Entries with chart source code
____

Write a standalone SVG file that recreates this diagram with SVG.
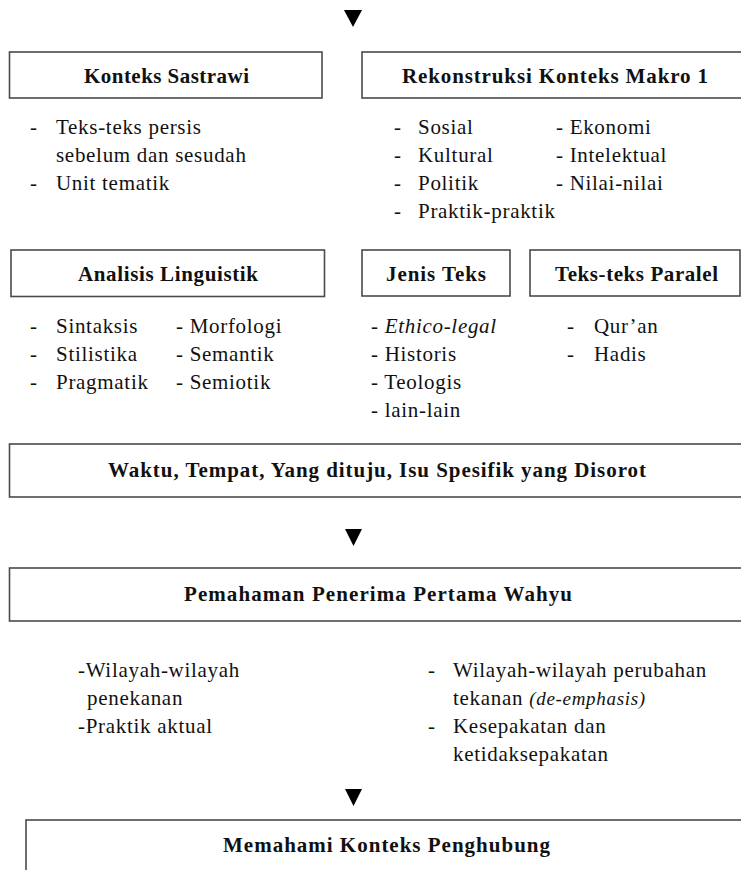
<svg xmlns="http://www.w3.org/2000/svg" width="741" height="870" viewBox="0 0 741 870">
<style>
.box{fill:#fff;stroke:#4a4a4a;stroke-width:1.6}
.h{font-family:"Liberation Serif",serif;font-weight:bold;font-size:21px;fill:#111;text-anchor:middle}
.t{font-family:"Liberation Serif",serif;font-size:21px;fill:#111;letter-spacing:0.7px}
.tri{fill:#000}
</style>
<rect width="741" height="870" fill="#fff"/>
<g id="connectors">
<polygon class="tri" points="344,10 362,10 353,27"/>
<polygon class="tri" points="345,529 362,529 353.5,546"/>
<polygon class="tri" points="345,789 362,789 353.5,806"/>
</g>
<g id="konteks-sastrawi">
<rect class="box" x="9.5" y="52" width="312.5" height="46"/>
<text class="h" x="166.5" y="83" textLength="165" lengthAdjust="spacing">Konteks Sastrawi</text>
<text class="t" x="30" y="134">-</text><text class="t" x="56" y="134">Teks-teks persis</text>
<text class="t" x="56" y="162">sebelum dan sesudah</text>
<text class="t" x="30" y="190">-</text><text class="t" x="56" y="190">Unit tematik</text>
</g>
<g id="rekonstruksi">
<rect class="box" x="362" y="52" width="390" height="46"/>
<text class="h" x="555" y="83" textLength="306" lengthAdjust="spacing">Rekonstruksi Konteks Makro 1</text>
<text class="t" x="394" y="134">-</text><text class="t" x="418" y="134">Sosial</text>
<text class="t" x="394" y="162">-</text><text class="t" x="418" y="162">Kultural</text>
<text class="t" x="394" y="190">-</text><text class="t" x="418" y="190">Politik</text>
<text class="t" x="394" y="218">-</text><text class="t" x="418" y="218">Praktik-praktik</text>
<text class="t" x="556" y="134">- Ekonomi</text>
<text class="t" x="556" y="162">- Intelektual</text>
<text class="t" x="556" y="190">- Nilai-nilai</text>
</g>
<g id="analisis-linguistik">
<rect class="box" x="11" y="250" width="313.5" height="46.5"/>
<text class="h" x="168" y="281" textLength="180" lengthAdjust="spacing">Analisis Linguistik</text>
<text class="t" x="30" y="333">-</text><text class="t" x="56" y="333">Sintaksis</text>
<text class="t" x="30" y="361">-</text><text class="t" x="56" y="361">Stilistika</text>
<text class="t" x="30" y="389">-</text><text class="t" x="56" y="389">Pragmatik</text>
<text class="t" x="176" y="333">- Morfologi</text>
<text class="t" x="176" y="361">- Semantik</text>
<text class="t" x="176" y="389">- Semiotik</text>
</g>
<g id="jenis-teks">
<rect class="box" x="362" y="250" width="148" height="46"/>
<text class="h" x="436" y="281" textLength="100" lengthAdjust="spacing">Jenis Teks</text>
<text class="t" x="371" y="333">- <tspan font-style="italic">Ethico-legal</tspan></text>
<text class="t" x="371" y="361">- Historis</text>
<text class="t" x="371" y="389">- Teologis</text>
<text class="t" x="371" y="417">- lain-lain</text>
</g>
<g id="teks-paralel">
<rect class="box" x="530" y="250" width="210" height="46"/>
<text class="h" x="636.5" y="281" textLength="163" lengthAdjust="spacing">Teks-teks Paralel</text>
<text class="t" x="567" y="333">-</text><text class="t" x="594" y="333">Qur’an</text>
<text class="t" x="567" y="361">-</text><text class="t" x="594" y="361">Hadis</text>
</g>
<g id="waktu">
<rect class="box" x="9.5" y="444" width="745" height="53"/>
<text class="h" x="377" y="477" textLength="538" lengthAdjust="spacing">Waktu, Tempat, Yang dituju, Isu Spesifik yang Disorot</text>
</g>
<g id="pemahaman">
<rect class="box" x="9.5" y="568" width="745" height="53"/>
<text class="h" x="378" y="601" textLength="388" lengthAdjust="spacing">Pemahaman Penerima Pertama Wahyu</text>
<text class="t" x="78" y="677">-Wilayah-wilayah</text>
<text class="t" x="87" y="705">penekanan</text>
<text class="t" x="78" y="733">-Praktik aktual</text>
<text class="t" x="428" y="677">-</text><text class="t" x="453" y="677">Wilayah-wilayah perubahan</text>
<text class="t" x="453" y="705">tekanan <tspan font-style="italic" font-size="19px">(de-emphasis)</tspan></text>
<text class="t" x="428" y="733">-</text><text class="t" x="453" y="733">Kesepakatan dan</text>
<text class="t" x="453" y="761">ketidaksepakatan</text>
</g>
<g id="memahami">
<rect class="box" x="26" y="820" width="730" height="70"/>
<text class="h" x="386.5" y="852" textLength="327" lengthAdjust="spacing">Memahami Konteks Penghubung</text>
</g>
</svg>
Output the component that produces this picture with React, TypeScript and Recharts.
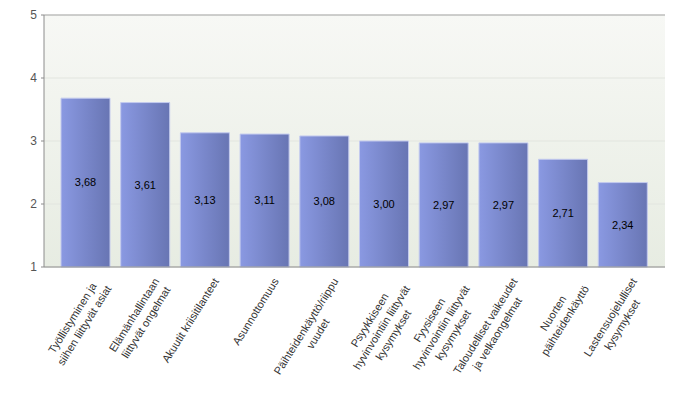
import React from "react";
import {
  Bar,
  BarChart,
  CartesianGrid,
  LabelList,
  ReferenceLine,
  XAxis,
  YAxis,
} from "recharts";

// category labels, split into the lines shown under the axis
const categoryLines: string[][] = [
  ["Työllistyminen ja", "siihen liittyvät asiat"],
  ["Elämänhallintaan", "liittyvät ongelmat"],
  ["Akuutit kriisitilanteet"],
  ["Asunnottomuus"],
  ["Päihteidenkäyttö/riippu", "vuudet"],
  ["Psyykkiseen", "hyvinvointiin liittyvät", "kysymykset"],
  ["Fyysiseen", "hyvinvointiin liittyvät", "kysymykset"],
  ["Taloudelliset vaikeudet", "ja velkaongelmat"],
  ["Nuorten", "päihteidenkäyttö"],
  ["Lastensuojelulliset", "kysymykset"],
];

const values = [3.68, 3.61, 3.13, 3.11, 3.08, 3.0, 2.97, 2.97, 2.71, 2.34];

const yTicks = [1, 2, 3, 4, 5];

const data = categoryLines.map((lines, i) => ({
  name: lines.join(" "),
  value: values[i],
}));

const LABEL_FONT = '11px "Liberation Sans", Arial, sans-serif';

let ctx: CanvasRenderingContext2D | null = null;
function textWidth(s: string) {
  if (!ctx) {
    ctx = document.createElement("canvas").getContext("2d");
  }
  if (!ctx) return s.length * 5.8;
  ctx.font = LABEL_FONT;
  return ctx.measureText(s).width;
}

// rotated, centred multi-line label, right end sits under the bar centre
function CategoryTick(props: any) {
  const { x, y, index } = props;
  const lines = categoryLines[index] || [];
  const maxW = Math.max(...lines.map(textWidth));
  return (
    <g transform={`translate(${x},${y}) rotate(-58)`}>
      {lines.map((line, i) => (
        <text
          key={i}
          x={-4.5 - maxW / 2}
          y={19.5 + i * 14}
          textAnchor="middle"
          fontSize={11}
          fontFamily='"Liberation Sans", Arial, sans-serif'
          fill="#333"
        >
          {line}
        </text>
      ))}
    </g>
  );
}

export default function App() {
  return (
    <div style={{ position: "absolute", left: 0, top: 0, background: "#fff" }}>
      <BarChart
        width={680}
        height={400}
        data={data}
        margin={{ top: 15, right: 15, left: 0, bottom: 0 }}
        barSize={49}
      >
        <defs>
          <linearGradient id="plotBg" x1="0" y1="0" x2="0" y2="1">
            <stop offset="0%" stopColor="#f7f8f5" />
            <stop offset="100%" stopColor="#e7ece2" />
          </linearGradient>
          <linearGradient id="barFill" x1="0" y1="0" x2="1" y2="0">
            <stop offset="0%" stopColor="#8a99e2" />
            <stop offset="100%" stopColor="#6875b3" />
          </linearGradient>
        </defs>
        <CartesianGrid
          vertical={false}
          stroke="#e2e5df"
          fill="url(#plotBg)"
        />
        <XAxis
          dataKey="name"
          interval={0}
          padding={{ left: 12, right: 12 }}
          tickSize={0}
          tickMargin={0}
          tick={<CategoryTick />}
          axisLine={{ stroke: "#8c8c8c" }}
          tickLine={false}
          height={133}
        />
        <YAxis
          domain={[1, 5]}
          ticks={yTicks}
          width={44}
          tickSize={3}
          tickMargin={4}
          tick={{
            fontSize: 12,
            fill: "#555",
            fontFamily: '"Liberation Sans", Arial, sans-serif',
          }}
          axisLine={{ stroke: "#8c8c8c" }}
          tickLine={{ stroke: "#8c8c8c" }}
        />
        <YAxis
          yAxisId="r"
          orientation="right"
          domain={[1, 5]}
          width={0}
          tick={false}
          tickLine={false}
          axisLine={{ stroke: "#aaaaaa" }}
        />
        <ReferenceLine y={5} stroke="#aaaaaa" />
        <Bar
          dataKey="value"
          fill="url(#barFill)"
          stroke="#c3caee"
          strokeWidth={1}
          isAnimationActive={false}
        >
          <LabelList
            dataKey="value"
            position="center"
            formatter={(v: any) => Number(v).toFixed(2).replace(".", ",")}
            style={{
              fontSize: 11,
              fill: "#000",
              fontFamily: '"Liberation Sans", Arial, sans-serif',
              fontWeight: 400,
            }}
          />
        </Bar>
      </BarChart>
    </div>
  );
}
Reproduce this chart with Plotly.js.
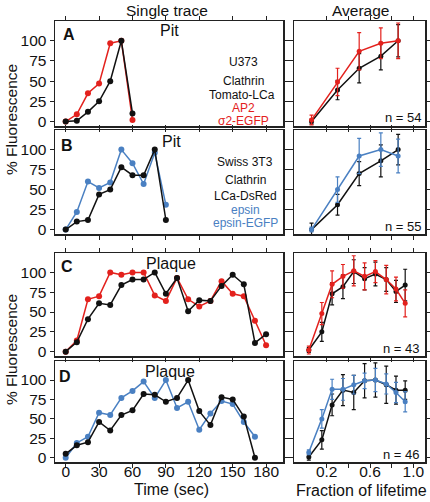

____

* _Task instructions_
Among the records above, locate the line containing "Output the component" and the line containing "const LABEL_FONT = '11px", then transcribe exactly the lines starting at the first and ending at the second, with no pictures.

* _Complete answer_
Output the component that produces this picture with React, TypeScript and Recharts.
import React from "react";
import {
  Bar,
  BarChart,
  CartesianGrid,
  LabelList,
  ReferenceLine,
  XAxis,
  YAxis,
} from "recharts";

// category labels, split into the lines shown under the axis
const categoryLines: string[][] = [
  ["Työllistyminen ja", "siihen liittyvät asiat"],
  ["Elämänhallintaan", "liittyvät ongelmat"],
  ["Akuutit kriisitilanteet"],
  ["Asunnottomuus"],
  ["Päihteidenkäyttö/riippu", "vuudet"],
  ["Psyykkiseen", "hyvinvointiin liittyvät", "kysymykset"],
  ["Fyysiseen", "hyvinvointiin liittyvät", "kysymykset"],
  ["Taloudelliset vaikeudet", "ja velkaongelmat"],
  ["Nuorten", "päihteidenkäyttö"],
  ["Lastensuojelulliset", "kysymykset"],
];

const values = [3.68, 3.61, 3.13, 3.11, 3.08, 3.0, 2.97, 2.97, 2.71, 2.34];

const yTicks = [1, 2, 3, 4, 5];

const data = categoryLines.map((lines, i) => ({
  name: lines.join(" "),
  value: values[i],
}));

const LABEL_FONT = '11px "Liberation Sans", Arial, sans-serif';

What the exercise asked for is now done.